-- START Entries shown --

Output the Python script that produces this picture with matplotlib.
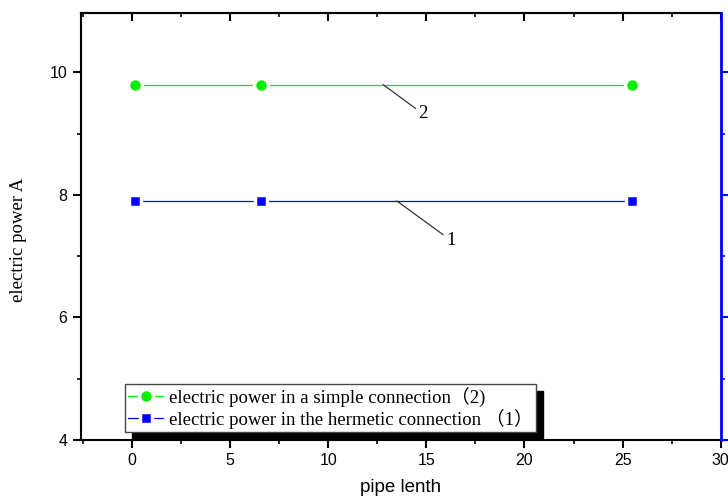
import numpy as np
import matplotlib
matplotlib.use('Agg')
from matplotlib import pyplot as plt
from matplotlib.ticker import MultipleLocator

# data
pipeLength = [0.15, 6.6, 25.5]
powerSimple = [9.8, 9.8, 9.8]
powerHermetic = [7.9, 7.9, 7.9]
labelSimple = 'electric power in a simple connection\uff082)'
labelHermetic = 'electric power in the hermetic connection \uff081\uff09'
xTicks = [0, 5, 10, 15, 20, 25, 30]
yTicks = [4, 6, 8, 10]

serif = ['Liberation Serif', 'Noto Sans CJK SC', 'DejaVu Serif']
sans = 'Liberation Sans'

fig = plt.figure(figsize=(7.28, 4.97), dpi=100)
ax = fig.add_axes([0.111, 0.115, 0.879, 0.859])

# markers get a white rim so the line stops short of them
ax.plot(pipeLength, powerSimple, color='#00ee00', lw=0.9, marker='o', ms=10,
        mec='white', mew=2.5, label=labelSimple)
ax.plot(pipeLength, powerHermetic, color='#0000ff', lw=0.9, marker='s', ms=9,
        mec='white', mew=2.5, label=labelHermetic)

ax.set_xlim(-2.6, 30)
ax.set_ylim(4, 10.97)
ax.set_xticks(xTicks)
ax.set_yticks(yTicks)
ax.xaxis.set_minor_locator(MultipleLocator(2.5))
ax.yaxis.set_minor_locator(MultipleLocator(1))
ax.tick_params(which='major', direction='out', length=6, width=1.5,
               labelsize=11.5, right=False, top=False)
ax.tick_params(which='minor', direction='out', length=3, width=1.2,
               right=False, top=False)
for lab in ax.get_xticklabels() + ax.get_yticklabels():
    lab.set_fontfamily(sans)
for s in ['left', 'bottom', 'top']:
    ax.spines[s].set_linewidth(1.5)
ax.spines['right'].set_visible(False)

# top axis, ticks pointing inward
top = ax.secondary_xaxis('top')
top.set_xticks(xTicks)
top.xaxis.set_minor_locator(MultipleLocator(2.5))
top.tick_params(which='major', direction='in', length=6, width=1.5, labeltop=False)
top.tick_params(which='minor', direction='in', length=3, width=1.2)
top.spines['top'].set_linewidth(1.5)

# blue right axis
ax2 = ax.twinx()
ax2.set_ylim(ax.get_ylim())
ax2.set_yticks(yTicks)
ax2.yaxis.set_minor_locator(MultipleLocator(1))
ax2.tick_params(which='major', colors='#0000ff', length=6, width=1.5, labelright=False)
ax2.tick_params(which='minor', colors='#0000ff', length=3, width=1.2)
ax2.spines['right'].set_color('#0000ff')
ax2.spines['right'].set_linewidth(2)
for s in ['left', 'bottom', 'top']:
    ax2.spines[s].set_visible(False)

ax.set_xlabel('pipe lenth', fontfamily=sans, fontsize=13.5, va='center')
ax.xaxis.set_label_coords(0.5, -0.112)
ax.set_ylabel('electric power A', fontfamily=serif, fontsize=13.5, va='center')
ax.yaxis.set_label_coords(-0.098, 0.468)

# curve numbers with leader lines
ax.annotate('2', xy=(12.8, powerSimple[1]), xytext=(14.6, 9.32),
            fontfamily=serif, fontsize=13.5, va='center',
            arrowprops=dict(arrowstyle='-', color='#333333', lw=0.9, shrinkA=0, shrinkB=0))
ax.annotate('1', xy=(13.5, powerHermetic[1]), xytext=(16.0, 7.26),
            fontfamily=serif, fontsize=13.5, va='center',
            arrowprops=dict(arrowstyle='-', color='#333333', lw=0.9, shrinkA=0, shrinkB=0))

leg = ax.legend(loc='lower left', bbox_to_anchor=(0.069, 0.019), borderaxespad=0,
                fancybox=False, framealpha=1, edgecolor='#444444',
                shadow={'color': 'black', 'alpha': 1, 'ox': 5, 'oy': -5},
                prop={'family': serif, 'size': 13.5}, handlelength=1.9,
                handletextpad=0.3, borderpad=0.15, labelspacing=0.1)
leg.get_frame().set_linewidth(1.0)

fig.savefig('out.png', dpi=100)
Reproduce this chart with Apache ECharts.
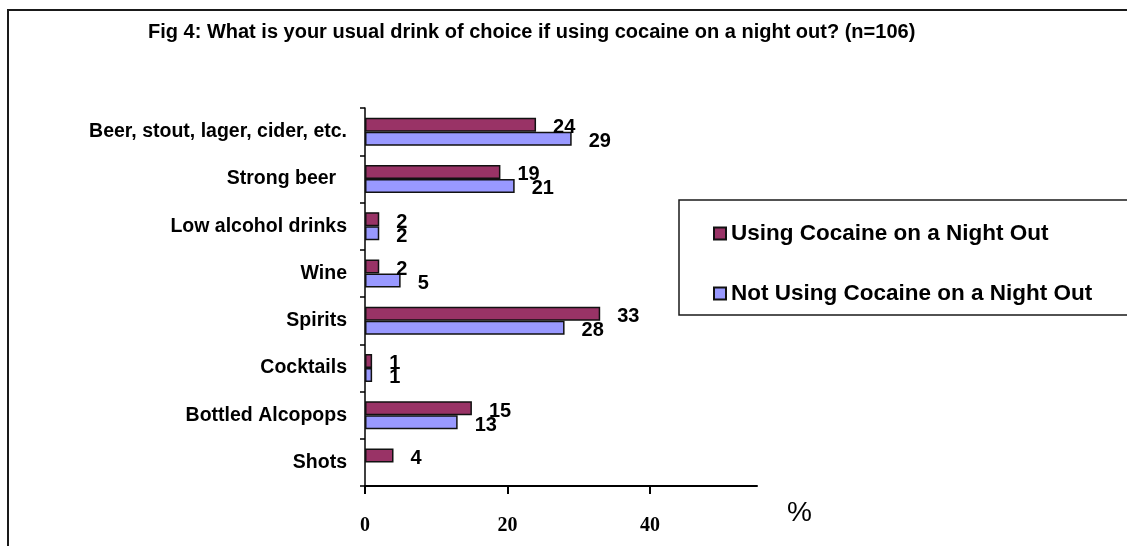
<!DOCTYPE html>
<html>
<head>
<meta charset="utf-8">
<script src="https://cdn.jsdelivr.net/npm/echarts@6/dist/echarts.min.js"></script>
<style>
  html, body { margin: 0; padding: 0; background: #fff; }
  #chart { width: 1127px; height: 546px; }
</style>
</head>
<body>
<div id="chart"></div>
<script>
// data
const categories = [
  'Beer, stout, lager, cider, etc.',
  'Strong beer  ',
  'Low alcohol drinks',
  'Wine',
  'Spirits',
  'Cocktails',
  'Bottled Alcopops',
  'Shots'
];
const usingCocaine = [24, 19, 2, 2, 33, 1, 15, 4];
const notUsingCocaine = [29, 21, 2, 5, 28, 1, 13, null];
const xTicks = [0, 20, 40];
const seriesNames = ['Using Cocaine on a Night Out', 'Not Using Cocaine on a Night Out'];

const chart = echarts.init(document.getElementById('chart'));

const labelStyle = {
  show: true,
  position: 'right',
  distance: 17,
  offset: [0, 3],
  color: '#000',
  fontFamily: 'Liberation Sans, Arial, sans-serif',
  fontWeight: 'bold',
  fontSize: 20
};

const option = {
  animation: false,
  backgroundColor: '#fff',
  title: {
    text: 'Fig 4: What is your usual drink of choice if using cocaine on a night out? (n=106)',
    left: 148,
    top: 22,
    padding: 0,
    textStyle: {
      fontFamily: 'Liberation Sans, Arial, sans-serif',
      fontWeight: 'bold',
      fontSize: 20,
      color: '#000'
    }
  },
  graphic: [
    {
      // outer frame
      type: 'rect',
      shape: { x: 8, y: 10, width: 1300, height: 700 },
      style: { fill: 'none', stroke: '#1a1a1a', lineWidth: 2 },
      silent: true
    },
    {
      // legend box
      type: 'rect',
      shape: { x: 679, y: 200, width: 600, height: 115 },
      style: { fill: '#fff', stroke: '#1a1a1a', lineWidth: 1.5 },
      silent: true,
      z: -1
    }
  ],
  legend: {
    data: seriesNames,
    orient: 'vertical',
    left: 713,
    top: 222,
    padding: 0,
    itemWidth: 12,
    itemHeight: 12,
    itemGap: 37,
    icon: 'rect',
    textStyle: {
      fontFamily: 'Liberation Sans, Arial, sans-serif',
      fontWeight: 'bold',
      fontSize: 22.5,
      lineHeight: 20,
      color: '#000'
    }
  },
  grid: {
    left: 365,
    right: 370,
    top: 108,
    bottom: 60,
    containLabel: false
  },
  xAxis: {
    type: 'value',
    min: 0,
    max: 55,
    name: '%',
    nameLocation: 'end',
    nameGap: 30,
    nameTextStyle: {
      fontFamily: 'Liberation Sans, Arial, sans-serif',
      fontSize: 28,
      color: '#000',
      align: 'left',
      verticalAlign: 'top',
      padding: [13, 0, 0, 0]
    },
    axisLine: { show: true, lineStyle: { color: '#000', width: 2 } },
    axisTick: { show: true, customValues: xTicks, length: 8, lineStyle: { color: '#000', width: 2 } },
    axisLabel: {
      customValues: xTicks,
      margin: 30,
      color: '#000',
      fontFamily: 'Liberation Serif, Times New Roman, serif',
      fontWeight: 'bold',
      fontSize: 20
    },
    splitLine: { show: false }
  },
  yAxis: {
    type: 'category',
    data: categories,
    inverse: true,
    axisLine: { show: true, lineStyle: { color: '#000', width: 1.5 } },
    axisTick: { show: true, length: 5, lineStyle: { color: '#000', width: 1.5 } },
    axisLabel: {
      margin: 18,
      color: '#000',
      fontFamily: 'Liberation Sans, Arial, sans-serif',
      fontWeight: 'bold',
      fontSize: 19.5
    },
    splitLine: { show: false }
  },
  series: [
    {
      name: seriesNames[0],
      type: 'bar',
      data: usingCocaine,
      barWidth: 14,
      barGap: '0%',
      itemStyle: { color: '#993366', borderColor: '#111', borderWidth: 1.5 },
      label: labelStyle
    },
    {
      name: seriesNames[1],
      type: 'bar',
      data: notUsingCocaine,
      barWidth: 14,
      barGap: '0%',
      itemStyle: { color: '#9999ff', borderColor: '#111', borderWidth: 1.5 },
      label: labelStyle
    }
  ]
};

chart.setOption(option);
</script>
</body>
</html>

-- END Entries shown --

**Set exercise:**
Without any pictures, reproduce the lines from the first one in the material through the line that has "from matplotlib.ticker import MultipleLocator", exactly as they appear.

**Finished task:**
Output the Python script that produces this picture with matplotlib.
import numpy as np
import matplotlib
matplotlib.use('Agg')
from matplotlib import pyplot as plt
from matplotlib.ticker import MultipleLocator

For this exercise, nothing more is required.